Parakeet Bay is always teeming with a variety of sea birds and is an extremely photogenic crescent of sand that is book-ended by rocky outcrops jutting out into the ocean. The pristine waters and powder-soft sands are paradise for sun worshippers and swimmers thanks to the shallow, calm waters. The bay has a sister beach, Little Parakeet Bay, and both epitomise the island idyll.
Parakeet Bay is always teeming with a variety of activity.
Pinky Beach has a little bit of something for everyone. Aerial shots of the beach, located across the dunes from the Discovery Parks Rottnest Island, one of the best places to stay on Rottnest Island, shows it off to best effect: there’s Bathurst Lighthouse at one end of the beach, which is usually bustling during the summer months, and protected spots to beat the heat for a swim, kayak, SUP or snorkel. After a day on the beach, head to Pinky’s Beach Club for cocktails.
The Bathurst Lighthouse provides postcard worthy views.
This lesser-known unpatrolled beach, which is protected in a southerly, curves for about 600 metres on the western side of the island. A set of stairs at the western end of the beach is right near to the bus stop that allows you to explore the beach with ease. The sand is stubbled with native grasses, which looks like unkempt facial hair, and sandwiched between the shoulders of two calcarenite headlands.
Rocky Beach by name and nature.
Visitors to Rottnest Island can now safely admire the seal colony luxuriating in the sunshine on the rock shelf below and spot humpback whales during the migration season. Roar past Cathedral Rocks onboard the Rottnest Express adventure boat or enjoy the amenity of the new viewing platform which juts out like an open drawer over the rock shelf. Warning: do not try and climb down to the beach; it’s too dangerous.
As you watch the sunset, drink in hand at Geordie Bay, you’ll understand why Perth locals have such a fondness for Rotto. It’s not just nostalgia; this relaxed slice of the west coast of Australia has evolved into a place that inspires a packed itinerary. There are self-contained cabins dotted along the shores of Geordie Bay, which is one of the most popular sandy beaches on the island for a multitude of reasons, including the fact you are likely to get the quintessential quokka selfie.
Geordie is one of the most popular sandy beaches on the island.

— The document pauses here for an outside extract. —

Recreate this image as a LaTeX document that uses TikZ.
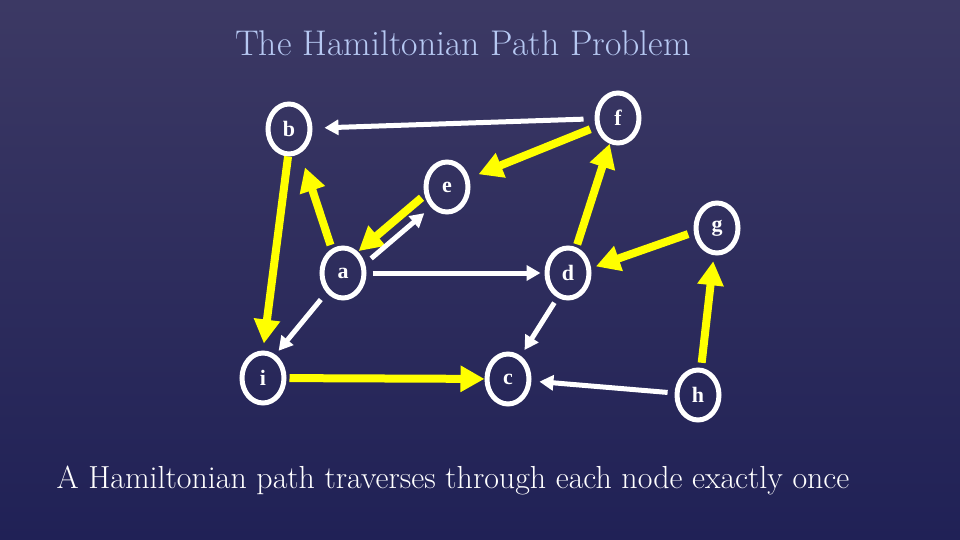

Thomson Bay has a roped-off swimming area, making it very popular with young families. After building sandcastles and dipping in and out of the cerulean seas all day, secure a day bed and kick back at Samphire Rottnest’s beach-style villas, which will transport you to Bali minus the airfare and the jetlag. Catch the ferry from Freo and you will find yourself clinking glasses with good-looking people from WA within about half an hour.
Boat traffic at Thomson Bay.
There are affordable holiday units located at Fays Bay that are conveniently located near to Rottnest Island’s beautiful beaches where the water is warmer than on Perth beaches thanks to the Leeuwin Current, a body of warm, tropical water that originates around Indonesia. Rotto is only 11 kilometres long and 4.8 kilometres at its widest, but there are plenty of beaches and patches of sand to choose from. Fays Bay is between Geordie Bay and The Basin, but is often less crowded.
The Rottnest Island Authority respects the Whadjuk people as the traditional custodians of Wadjemup (Rottnest Island).